12. That education should systematically incorporate theoretical and methodological approaches that make evident the educational needs of women, men, and other gender and sexual identities. The above, showing and problematizing the implications of other oppressions linked to age, race-ethnicity, gender identity, sexual orientation, disability, social class, nationality, among others.
13. That States, societies, organized groups, coalitions, networks, communication collectives, and individuals expand the spaces and moments for caring for people, including self-care, promoting the necessary transformation in order to achieve social justice. Caring for bodies implies preserving good mental health, human life and nature. It is community and personal care. It is a care of oneself and each other.

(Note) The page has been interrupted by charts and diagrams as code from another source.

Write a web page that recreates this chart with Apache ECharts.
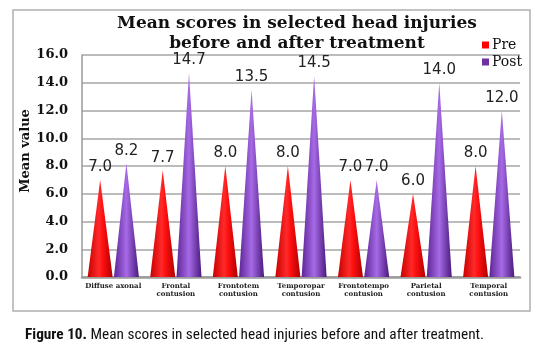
<!DOCTYPE html>
<html>
<head>
<meta charset="utf-8">
<script src="https://cdn.jsdelivr.net/npm/echarts@6/dist/echarts.min.js"></script>
<style>
  html, body { margin: 0; padding: 0; background: #fff; }
  #chart { width: 540px; height: 352px; }
</style>
</head>
<body>
<div id="chart"></div>
<script>
const categories = ['Diffuse axonal', 'Frontal\ncontusion', 'Frontotem\ncontusion', 'Temporopar\ncontusion',
  'Frontotempo\ncontusion', 'Parietal\ncontusion', 'Temporal\ncontusion'];
const preValues = [7.0, 7.7, 8.0, 8.0, 7.0, 6.0, 8.0];
const postValues = [8.2, 14.7, 13.5, 14.5, 7.0, 14.0, 12.0];

const chart = echarts.init(document.getElementById('chart'));

// cone shading
const redCone = new echarts.graphic.LinearGradient(0, 0, 1, 0, [
  { offset: 0, color: '#c80000' },
  { offset: 0.45, color: '#ff2a2a' },
  { offset: 0.6, color: '#ff1010' },
  { offset: 1, color: '#b00000' },
]);
const purpleCone = new echarts.graphic.LinearGradient(0, 0, 1, 0, [
  { offset: 0, color: '#5e2596' },
  { offset: 0.5, color: '#a66ae6' },
  { offset: 1, color: '#4a1a7e' },
]);

const valueLabel = {
  show: true,
  position: 'top',
  distance: 5,
  color: '#222',
  fontFamily: 'DejaVu Sans',
  fontSize: 15,
  formatter: (p) => p.value.toFixed(1),
};

const option = {
  animation: false,
  title: {
    text: 'Mean scores in selected head injuries\nbefore and after treatment',
    left: 292,
    top: 9,
    textAlign: 'center',
    textStyle: {
      fontFamily: 'DejaVu Serif',
      fontWeight: 'bold',
      fontSize: 17,
      lineHeight: 20,
      color: '#111',
    },
  },
  legend: {
    orient: 'vertical',
    left: 477,
    top: 33,
    itemWidth: 7,
    itemHeight: 7,
    itemGap: 3,
    icon: 'rect',
    textStyle: { fontFamily: 'DejaVu Serif', fontSize: 14, color: '#111', padding: [0, 0, 0, -2] },
    data: [
      { name: 'Pre', itemStyle: { color: '#ff0000' } },
      { name: 'Post', itemStyle: { color: '#7030a0' } },
    ],
  },
  grid: { left: 82, right: 20, top: 55, bottom: 75 },
  xAxis: {
    type: 'category',
    data: categories,
    axisTick: { show: false },
    axisLine: { lineStyle: { color: '#9a9a9a', width: 2.5 } },
    axisLabel: {
      interval: 0,
      margin: 5,
      fontFamily: 'DejaVu Serif',
      fontWeight: 'bold',
      fontSize: 7,
      lineHeight: 8,
      color: '#222',
    },
  },
  yAxis: {
    type: 'value',
    min: 0,
    max: 16,
    interval: 2,
    name: 'Mean value',
    nameLocation: 'middle',
    nameGap: 50,
    nameMoveOverlap: false,
    nameTextStyle: { fontFamily: 'DejaVu Serif', fontWeight: 'bold', fontSize: 13, color: '#111', padding: [0, 0, 0, 30] },
    axisLine: { show: true, lineStyle: { color: '#9a9a9a', width: 1.5 } },
    axisTick: { show: false },
    axisLabel: {
      margin: 14,
      fontFamily: 'DejaVu Serif',
      fontWeight: 'bold',
      fontSize: 13,
      color: '#111',
      formatter: (v) => v.toFixed(1),
    },
    splitLine: { lineStyle: { color: '#a6a6a6', width: 1.5 } },
  },
  series: [
    {
      name: 'Pre',
      type: 'pictorialBar',
      symbol: 'triangle',
      barWidth: 25,
      barGap: '5%',
      itemStyle: { color: redCone },
      label: valueLabel,
      data: preValues,
    },
    {
      name: 'Post',
      type: 'pictorialBar',
      symbol: 'triangle',
      barWidth: 25,
      barGap: '5%',
      itemStyle: { color: purpleCone },
      label: valueLabel,
      data: postValues,
    },
  ],
  graphic: [
    {
      type: 'rect',
      shape: { x: 13, y: 10, width: 517, height: 301 },
      style: { fill: 'none', stroke: '#b0b0b0', lineWidth: 1.5 },
      z: -1,
    },
    {
      type: 'text',
      left: 25,
      top: 328,
      style: {
        text: '{b|Figure 10.} Mean scores in selected head injuries before and after treatment.',
        fontFamily: 'Roboto Condensed',
        fontSize: 15.3,
        fill: '#111',
        rich: {
          b: { fontFamily: 'Roboto Condensed', fontWeight: 'bold', fontSize: 15.3, fill: '#111' },
        },
      },
    },
  ],
};

chart.setOption(option);
window.addEventListener('resize', chart.resize);
</script>
</body>
</html>
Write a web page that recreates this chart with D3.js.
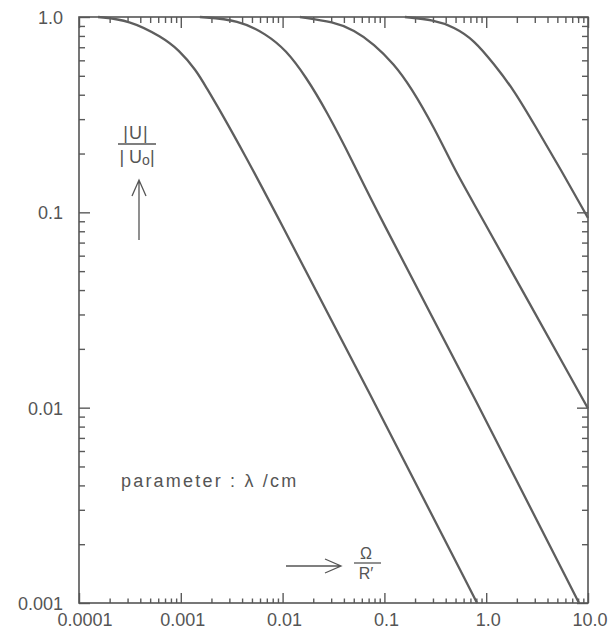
<!DOCTYPE html>
<html>
<head>
<meta charset="utf-8">
<script src="https://cdn.jsdelivr.net/npm/d3@7"></script>
<style>
  html, body { margin: 0; padding: 0; background: #fff; }
  svg { display: block; }
  .lbl { font-family: "Liberation Sans", Arial, sans-serif; fill: #555; }
  .axis path { display: none; }
  .axis line { stroke: #5a5a5a; stroke-width: 1.4; }
  .axis text { display: none; }
</style>
</head>
<body>
<svg id="chart" width="616" height="635"></svg>
<script>
// values: [omega/R', |U|/|U0|]
const curveA = [[1.54e-4, 1.0], [3.1e-4, 0.965], [6.53e-4, 0.79], [9.59e-4, 0.678], [1.41e-3, 0.535],
  [1.77e-3, 0.438], [2.54e-3, 0.319], [4.36e-3, 0.192], [7.34e-3, 0.1156], [0.0826, 0.0103], [0.813, 0.001]];
const curveB = [[1.54e-3, 1.0], [3.73e-3, 0.965], [6.87e-3, 0.818], [0.0108, 0.678], [0.017, 0.493],
  [0.0267, 0.334], [0.0502, 0.177], [0.0738, 0.1156], [0.794, 0.01094], [8.16, 0.001]];
const curveC = [[0.0148, 1.0], [0.032, 0.943], [0.0502, 0.858], [0.0791, 0.727], [0.124, 0.575],
  [0.182, 0.438], [0.307, 0.273], [0.516, 0.157], [0.726, 0.1156], [10, 0.0099]];
const curveD = [[0.159, 1.0], [0.307, 0.965], [0.483, 0.889], [0.759, 0.763], [1.19, 0.575],
  [1.87, 0.423], [2.95, 0.283], [5.43, 0.165], [10, 0.0935]];
const curves = [curveA, curveB, curveC, curveD];

const xTickValues = [1e-4, 1e-3, 1e-2, 1e-1, 1, 10];
const xTickLabels = ["0.0001", "0.001", "0.01", "0.1", "1.0", "10.0"];
const yTickValues = [1, 0.1, 0.01, 0.001];
const yTickLabels = ["1.0", "0.1", "0.01", "0.001"];

const svg = d3.select("#chart");
const mLeft = 79, mRight = 588, mTop = 17, mBottom = 603;

const x = d3.scaleLog().domain([1e-4, 10]).range([mLeft, mRight]);
const y = d3.scaleLog().domain([0.001, 1]).range([mBottom, mTop]);

// minor ticks 2..9 in every decade
function minors(vals) {
  let out = [];
  for (let i = 0; i < vals.length - 1; i++) {
    let d = Math.min(vals[i], vals[i + 1]);
    for (let k = 2; k <= 9; k++) out.push(k * d);
  }
  return out;
}
const xMinor = minors(xTickValues), yMinor = minors(yTickValues);

function addAxis(axisFn, scale, vals, size, tr) {
  svg.append("g").attr("class", "axis")
    .attr("transform", tr)
    .call(axisFn(scale).tickValues(vals).tickSize(-size).tickFormat(""));
}
// ticks point into the plot
addAxis(d3.axisBottom, x, xMinor, 4.5, `translate(0,${mBottom})`);
addAxis(d3.axisBottom, x, xTickValues, 10, `translate(0,${mBottom})`);
addAxis(d3.axisTop, x, xMinor, 6, `translate(0,${mTop})`);
addAxis(d3.axisTop, x, xTickValues, 11, `translate(0,${mTop})`);
addAxis(d3.axisLeft, y, yMinor, 6, `translate(${mLeft},0)`);
addAxis(d3.axisLeft, y, yTickValues, 11, `translate(${mLeft},0)`);
addAxis(d3.axisRight, y, yMinor, 6, `translate(${mRight},0)`);
addAxis(d3.axisRight, y, yTickValues, 11, `translate(${mRight},0)`);

svg.append("rect")
  .attr("x", mLeft).attr("y", mTop)
  .attr("width", mRight - mLeft).attr("height", mBottom - mTop)
  .attr("fill", "none").attr("stroke", "#555").attr("stroke-width", 1.6);

const line = d3.line()
  .x(d => x(d[0]))
  .y(d => y(d[1]))
  .curve(d3.curveBasis);

svg.append("g").selectAll("path")
  .data(curves)
  .join("path")
  .attr("d", line)
  .attr("fill", "none")
  .attr("stroke", "#5e5e5e")
  .attr("stroke-width", 2.3);

// tick labels
svg.append("g").selectAll("text")
  .data(xTickValues)
  .join("text")
  .attr("class", "lbl")
  .attr("x", (d, i) => x(d) + (i == 0 ? 6 : 2))
  .attr("y", 626)
  .attr("text-anchor", "middle")
  .attr("font-size", 18)
  .text((d, i) => xTickLabels[i]);

svg.append("g").selectAll("text")
  .data(yTickValues)
  .join("text")
  .attr("class", "lbl")
  .attr("x", 63)
  .attr("y", d => y(d) + 7)
  .attr("text-anchor", "end")
  .attr("font-size", 18)
  .text((d, i) => yTickLabels[i]);

// y axis title: |U| / |U0| with arrow
const yt = svg.append("g").attr("class", "lbl").attr("font-size", 18);
yt.append("text").attr("x", 136).attr("y", 139).attr("text-anchor", "middle")
  .attr("letter-spacing", 1).text("|U|");
yt.append("line").attr("x1", 118).attr("x2", 156).attr("y1", 144).attr("y2", 144)
  .attr("stroke", "#555").attr("stroke-width", 1.3);
const u0 = yt.append("text").attr("x", 137).attr("y", 163).attr("text-anchor", "middle");
u0.append("tspan").text("| U");
u0.append("tspan").attr("font-size", 14).attr("dy", 2).text("o");
u0.append("tspan").attr("dy", -2).text("|");
yt.append("path").attr("d", "M139,240 V180 M132,196 L139,180 L146,196")
  .attr("fill", "none").attr("stroke", "#555").attr("stroke-width", 1.3);

// x axis title: -> Omega / R'
const xt = svg.append("g").attr("class", "lbl").attr("font-size", 16);
xt.append("path").attr("d", "M286,566 H341 M325,559 L341,566 L325,573")
  .attr("fill", "none").attr("stroke", "#555").attr("stroke-width", 1.3);
xt.append("text").attr("x", 366).attr("y", 559).attr("text-anchor", "middle").text("Ω");
xt.append("line").attr("x1", 354).attr("x2", 381).attr("y1", 563).attr("y2", 563)
  .attr("stroke", "#555").attr("stroke-width", 1.3);
xt.append("text").attr("x", 366).attr("y", 579).attr("text-anchor", "middle").text("R′");

svg.append("text").attr("class", "lbl")
  .attr("x", 121).attr("y", 487)
  .attr("font-size", 18)
  .attr("letter-spacing", 2.2)
  .text("parameter : λ /cm");
</script>
</body>
</html>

14. That access to the internet be declared a human right and that we move towards the digital transformation that demands: a) universal, free and permanent access to the internet; b) free provision of computers and mobile devices with broadband for students and teachers; c) sovereign cloud architecture depending on each country, with free passwords for students and teachers; d) proprietary taxonomy for the design of educational platforms oriented to critical thinking and creativity; e) no transfer of public resources destined for public education to transnational digital corporations.
Declaration approved by the XII Regional Assembly of the Latin American Campaign for the Right to Education – CLADE, in Tegucigalpa, Honduras, on November 11th, 2022.